**Exercise instructions**
Everything from the first line down to the line containing "YEARS_CD = [2005, 2006, 2013, 2014, 2014]" is to be retyped exactly, both ends included, with pictures left out.

**Dataset extract**
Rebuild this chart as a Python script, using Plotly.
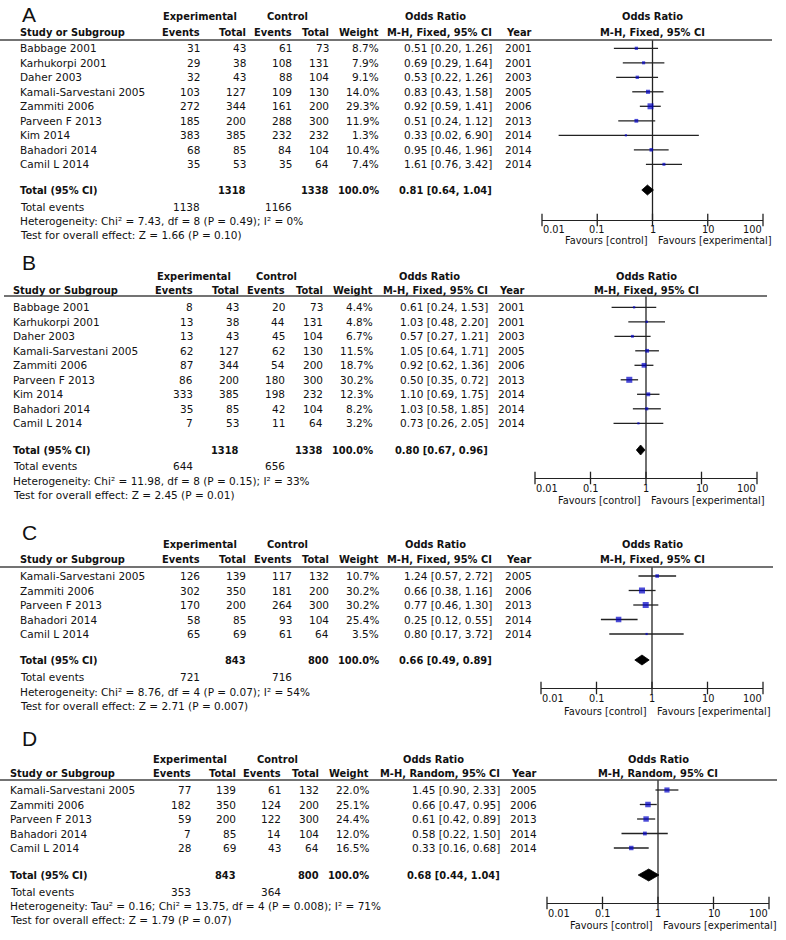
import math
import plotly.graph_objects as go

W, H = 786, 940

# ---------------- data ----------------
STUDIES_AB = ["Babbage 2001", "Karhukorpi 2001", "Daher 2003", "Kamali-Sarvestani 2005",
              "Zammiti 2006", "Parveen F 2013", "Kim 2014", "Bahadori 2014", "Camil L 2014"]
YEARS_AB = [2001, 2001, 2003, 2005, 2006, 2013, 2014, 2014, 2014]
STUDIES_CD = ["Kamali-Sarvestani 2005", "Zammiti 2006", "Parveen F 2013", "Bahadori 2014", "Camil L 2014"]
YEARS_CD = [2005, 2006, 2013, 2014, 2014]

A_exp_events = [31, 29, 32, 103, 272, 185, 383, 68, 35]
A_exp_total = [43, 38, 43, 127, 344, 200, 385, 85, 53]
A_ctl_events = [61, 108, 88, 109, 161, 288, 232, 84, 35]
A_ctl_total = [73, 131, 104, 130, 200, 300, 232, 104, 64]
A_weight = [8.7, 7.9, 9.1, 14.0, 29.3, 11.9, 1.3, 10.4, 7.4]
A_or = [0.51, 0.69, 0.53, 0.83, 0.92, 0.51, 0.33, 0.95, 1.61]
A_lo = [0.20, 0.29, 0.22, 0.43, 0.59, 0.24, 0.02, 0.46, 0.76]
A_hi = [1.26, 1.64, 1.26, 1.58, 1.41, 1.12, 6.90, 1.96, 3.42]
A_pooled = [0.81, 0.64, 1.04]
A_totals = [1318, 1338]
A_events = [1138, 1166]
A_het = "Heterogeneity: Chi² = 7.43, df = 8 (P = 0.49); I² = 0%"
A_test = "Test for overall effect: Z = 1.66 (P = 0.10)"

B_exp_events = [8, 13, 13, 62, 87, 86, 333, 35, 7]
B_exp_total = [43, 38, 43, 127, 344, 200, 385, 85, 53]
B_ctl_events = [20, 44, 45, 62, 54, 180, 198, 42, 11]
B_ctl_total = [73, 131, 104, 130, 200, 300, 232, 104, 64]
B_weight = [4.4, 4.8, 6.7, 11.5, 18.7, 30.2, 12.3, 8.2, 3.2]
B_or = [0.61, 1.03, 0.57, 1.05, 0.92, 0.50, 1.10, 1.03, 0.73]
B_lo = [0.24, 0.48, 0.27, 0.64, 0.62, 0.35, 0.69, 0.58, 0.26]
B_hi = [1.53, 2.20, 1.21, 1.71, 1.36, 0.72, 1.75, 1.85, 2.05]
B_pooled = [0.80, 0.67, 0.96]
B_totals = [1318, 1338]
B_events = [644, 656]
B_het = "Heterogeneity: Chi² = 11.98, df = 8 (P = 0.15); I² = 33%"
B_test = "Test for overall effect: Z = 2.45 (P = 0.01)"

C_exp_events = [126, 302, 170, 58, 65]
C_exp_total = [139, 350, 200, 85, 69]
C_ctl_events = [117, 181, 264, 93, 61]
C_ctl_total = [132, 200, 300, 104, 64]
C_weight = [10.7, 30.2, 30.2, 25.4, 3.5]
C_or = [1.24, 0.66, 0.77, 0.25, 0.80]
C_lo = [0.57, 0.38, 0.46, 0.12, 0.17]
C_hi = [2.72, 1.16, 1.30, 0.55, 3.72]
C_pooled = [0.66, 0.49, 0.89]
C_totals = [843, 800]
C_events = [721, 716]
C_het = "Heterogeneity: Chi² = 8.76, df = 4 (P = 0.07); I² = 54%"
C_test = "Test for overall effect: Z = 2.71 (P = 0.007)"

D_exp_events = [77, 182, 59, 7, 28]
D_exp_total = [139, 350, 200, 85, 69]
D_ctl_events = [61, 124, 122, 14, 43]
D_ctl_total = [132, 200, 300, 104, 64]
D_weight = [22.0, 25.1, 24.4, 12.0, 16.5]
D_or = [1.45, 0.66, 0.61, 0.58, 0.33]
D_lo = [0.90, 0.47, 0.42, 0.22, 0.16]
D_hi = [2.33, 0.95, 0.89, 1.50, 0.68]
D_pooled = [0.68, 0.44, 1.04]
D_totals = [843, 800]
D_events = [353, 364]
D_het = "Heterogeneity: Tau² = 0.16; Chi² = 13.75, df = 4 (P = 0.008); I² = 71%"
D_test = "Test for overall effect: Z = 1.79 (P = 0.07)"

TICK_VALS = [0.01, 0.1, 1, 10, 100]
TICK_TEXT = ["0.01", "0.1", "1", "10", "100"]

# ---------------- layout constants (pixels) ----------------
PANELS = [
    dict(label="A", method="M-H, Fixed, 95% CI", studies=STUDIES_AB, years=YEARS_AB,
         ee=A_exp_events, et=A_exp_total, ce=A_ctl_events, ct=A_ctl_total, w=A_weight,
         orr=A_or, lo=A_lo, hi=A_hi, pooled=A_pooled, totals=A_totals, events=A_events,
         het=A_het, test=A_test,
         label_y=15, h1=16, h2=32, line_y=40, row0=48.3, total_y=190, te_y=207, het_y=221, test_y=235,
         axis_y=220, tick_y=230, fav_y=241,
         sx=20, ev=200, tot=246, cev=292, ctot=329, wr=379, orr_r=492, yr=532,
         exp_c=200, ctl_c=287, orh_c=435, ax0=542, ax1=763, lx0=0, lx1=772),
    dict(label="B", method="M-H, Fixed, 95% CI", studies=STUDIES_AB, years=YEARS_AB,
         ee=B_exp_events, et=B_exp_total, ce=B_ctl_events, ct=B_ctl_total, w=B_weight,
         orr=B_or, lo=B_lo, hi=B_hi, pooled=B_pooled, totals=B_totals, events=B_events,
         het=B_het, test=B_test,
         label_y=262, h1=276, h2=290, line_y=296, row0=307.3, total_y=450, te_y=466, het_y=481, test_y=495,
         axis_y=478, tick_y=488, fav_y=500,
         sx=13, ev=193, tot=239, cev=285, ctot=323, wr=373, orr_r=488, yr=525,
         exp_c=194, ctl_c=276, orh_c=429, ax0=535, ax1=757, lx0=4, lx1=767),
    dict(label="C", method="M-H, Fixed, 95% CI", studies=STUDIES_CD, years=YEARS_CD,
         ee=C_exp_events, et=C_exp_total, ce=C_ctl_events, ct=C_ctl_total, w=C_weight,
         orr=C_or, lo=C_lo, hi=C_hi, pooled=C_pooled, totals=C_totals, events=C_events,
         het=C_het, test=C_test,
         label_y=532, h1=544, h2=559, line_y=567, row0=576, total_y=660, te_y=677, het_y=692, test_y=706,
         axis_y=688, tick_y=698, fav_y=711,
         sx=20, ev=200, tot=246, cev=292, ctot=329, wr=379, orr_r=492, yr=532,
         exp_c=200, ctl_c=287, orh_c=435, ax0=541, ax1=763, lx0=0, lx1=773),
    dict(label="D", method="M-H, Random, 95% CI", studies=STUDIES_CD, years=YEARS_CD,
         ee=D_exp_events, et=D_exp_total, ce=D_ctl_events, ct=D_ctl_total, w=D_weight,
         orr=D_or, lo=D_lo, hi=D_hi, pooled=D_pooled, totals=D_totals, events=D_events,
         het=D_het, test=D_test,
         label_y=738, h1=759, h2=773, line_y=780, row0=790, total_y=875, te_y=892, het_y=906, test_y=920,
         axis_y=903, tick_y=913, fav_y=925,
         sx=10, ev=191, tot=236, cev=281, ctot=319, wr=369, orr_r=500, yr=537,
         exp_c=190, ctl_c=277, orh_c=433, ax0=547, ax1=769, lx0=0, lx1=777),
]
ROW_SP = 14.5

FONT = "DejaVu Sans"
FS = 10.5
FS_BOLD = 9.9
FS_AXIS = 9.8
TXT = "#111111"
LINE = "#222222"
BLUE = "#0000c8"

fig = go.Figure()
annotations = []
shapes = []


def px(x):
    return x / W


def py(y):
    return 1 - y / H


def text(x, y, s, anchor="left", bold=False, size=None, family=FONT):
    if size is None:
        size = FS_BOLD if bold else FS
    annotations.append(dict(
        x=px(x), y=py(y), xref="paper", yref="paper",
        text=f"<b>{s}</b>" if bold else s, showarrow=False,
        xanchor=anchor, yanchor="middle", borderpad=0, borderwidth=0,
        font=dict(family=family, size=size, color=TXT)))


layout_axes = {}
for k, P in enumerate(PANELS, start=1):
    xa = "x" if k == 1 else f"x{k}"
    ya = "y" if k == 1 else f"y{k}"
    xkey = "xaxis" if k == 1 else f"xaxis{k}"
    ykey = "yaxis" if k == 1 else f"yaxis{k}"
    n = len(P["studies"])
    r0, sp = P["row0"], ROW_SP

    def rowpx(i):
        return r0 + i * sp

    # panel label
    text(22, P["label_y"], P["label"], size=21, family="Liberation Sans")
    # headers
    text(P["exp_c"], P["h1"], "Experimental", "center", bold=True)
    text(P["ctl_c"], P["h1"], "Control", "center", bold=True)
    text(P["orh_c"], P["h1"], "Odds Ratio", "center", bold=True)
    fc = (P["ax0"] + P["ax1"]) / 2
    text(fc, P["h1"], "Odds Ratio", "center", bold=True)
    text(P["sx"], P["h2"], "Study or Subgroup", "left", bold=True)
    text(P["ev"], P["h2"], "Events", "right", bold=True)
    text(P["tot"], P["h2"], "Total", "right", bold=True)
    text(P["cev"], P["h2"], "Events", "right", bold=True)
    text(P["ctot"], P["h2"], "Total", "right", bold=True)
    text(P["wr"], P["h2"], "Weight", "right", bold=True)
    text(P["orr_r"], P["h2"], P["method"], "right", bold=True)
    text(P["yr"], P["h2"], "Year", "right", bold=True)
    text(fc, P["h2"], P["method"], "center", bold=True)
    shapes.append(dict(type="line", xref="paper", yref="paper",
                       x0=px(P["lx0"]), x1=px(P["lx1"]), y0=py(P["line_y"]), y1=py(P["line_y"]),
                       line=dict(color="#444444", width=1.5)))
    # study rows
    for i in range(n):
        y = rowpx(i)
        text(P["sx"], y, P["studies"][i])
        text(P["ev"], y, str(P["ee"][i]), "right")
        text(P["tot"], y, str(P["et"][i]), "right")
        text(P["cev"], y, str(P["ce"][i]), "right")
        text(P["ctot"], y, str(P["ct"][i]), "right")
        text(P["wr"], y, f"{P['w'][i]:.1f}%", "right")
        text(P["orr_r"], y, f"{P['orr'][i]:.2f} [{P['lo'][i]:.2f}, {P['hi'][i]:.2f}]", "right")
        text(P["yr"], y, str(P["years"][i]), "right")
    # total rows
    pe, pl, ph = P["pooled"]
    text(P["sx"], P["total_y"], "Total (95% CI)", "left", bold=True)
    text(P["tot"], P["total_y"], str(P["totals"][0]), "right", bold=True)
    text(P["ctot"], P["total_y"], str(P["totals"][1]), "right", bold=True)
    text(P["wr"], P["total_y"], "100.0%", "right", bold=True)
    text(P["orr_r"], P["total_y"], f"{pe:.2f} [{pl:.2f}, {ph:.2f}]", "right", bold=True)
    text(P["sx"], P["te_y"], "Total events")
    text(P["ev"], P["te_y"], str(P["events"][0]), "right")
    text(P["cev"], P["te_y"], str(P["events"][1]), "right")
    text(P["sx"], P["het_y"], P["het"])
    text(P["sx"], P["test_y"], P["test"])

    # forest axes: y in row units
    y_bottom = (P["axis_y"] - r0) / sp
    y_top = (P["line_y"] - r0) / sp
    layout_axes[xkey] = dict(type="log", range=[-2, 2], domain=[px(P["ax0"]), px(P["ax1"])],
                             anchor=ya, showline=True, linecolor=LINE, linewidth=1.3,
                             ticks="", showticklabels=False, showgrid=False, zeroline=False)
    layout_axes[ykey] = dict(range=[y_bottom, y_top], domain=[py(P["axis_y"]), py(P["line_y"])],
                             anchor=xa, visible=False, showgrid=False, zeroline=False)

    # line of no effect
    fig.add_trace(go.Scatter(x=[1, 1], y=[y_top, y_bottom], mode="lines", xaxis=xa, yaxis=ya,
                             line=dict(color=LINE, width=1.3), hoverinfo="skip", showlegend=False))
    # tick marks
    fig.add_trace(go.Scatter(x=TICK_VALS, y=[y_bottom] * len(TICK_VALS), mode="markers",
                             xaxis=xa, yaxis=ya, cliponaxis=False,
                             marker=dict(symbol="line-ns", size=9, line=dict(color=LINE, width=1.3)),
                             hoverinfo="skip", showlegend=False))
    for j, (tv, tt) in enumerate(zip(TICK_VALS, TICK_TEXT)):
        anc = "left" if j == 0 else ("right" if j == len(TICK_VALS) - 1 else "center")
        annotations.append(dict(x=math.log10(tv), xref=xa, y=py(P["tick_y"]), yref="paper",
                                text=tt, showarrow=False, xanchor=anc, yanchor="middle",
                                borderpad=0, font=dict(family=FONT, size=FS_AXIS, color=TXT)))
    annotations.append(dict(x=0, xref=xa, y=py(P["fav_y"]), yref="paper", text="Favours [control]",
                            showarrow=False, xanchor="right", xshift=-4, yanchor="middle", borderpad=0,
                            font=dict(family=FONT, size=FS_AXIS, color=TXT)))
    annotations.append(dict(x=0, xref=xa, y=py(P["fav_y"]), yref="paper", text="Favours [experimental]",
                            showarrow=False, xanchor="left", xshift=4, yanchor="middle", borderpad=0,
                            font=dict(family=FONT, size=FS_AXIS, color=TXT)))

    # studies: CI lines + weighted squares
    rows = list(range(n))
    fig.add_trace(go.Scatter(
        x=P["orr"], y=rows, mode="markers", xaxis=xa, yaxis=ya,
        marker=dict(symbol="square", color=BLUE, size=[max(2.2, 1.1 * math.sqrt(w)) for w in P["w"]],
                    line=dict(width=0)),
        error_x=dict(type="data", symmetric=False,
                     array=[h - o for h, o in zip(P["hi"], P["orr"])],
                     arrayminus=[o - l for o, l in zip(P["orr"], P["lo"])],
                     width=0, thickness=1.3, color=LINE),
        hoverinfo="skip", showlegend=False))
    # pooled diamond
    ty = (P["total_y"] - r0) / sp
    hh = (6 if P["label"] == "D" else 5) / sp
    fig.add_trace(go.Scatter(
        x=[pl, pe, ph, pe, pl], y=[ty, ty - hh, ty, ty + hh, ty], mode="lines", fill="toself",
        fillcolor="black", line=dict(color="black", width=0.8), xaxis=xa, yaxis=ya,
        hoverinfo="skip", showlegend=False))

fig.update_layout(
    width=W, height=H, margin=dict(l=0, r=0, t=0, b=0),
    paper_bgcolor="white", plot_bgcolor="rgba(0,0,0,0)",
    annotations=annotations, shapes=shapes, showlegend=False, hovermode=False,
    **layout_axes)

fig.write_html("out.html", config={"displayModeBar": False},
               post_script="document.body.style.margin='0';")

**Final answer**
Rebuild this chart as a Python script, using Plotly.
import math
import plotly.graph_objects as go

W, H = 786, 940

# ---------------- data ----------------
STUDIES_AB = ["Babbage 2001", "Karhukorpi 2001", "Daher 2003", "Kamali-Sarvestani 2005",
              "Zammiti 2006", "Parveen F 2013", "Kim 2014", "Bahadori 2014", "Camil L 2014"]
YEARS_AB = [2001, 2001, 2003, 2005, 2006, 2013, 2014, 2014, 2014]
STUDIES_CD = ["Kamali-Sarvestani 2005", "Zammiti 2006", "Parveen F 2013", "Bahadori 2014", "Camil L 2014"]
YEARS_CD = [2005, 2006, 2013, 2014, 2014]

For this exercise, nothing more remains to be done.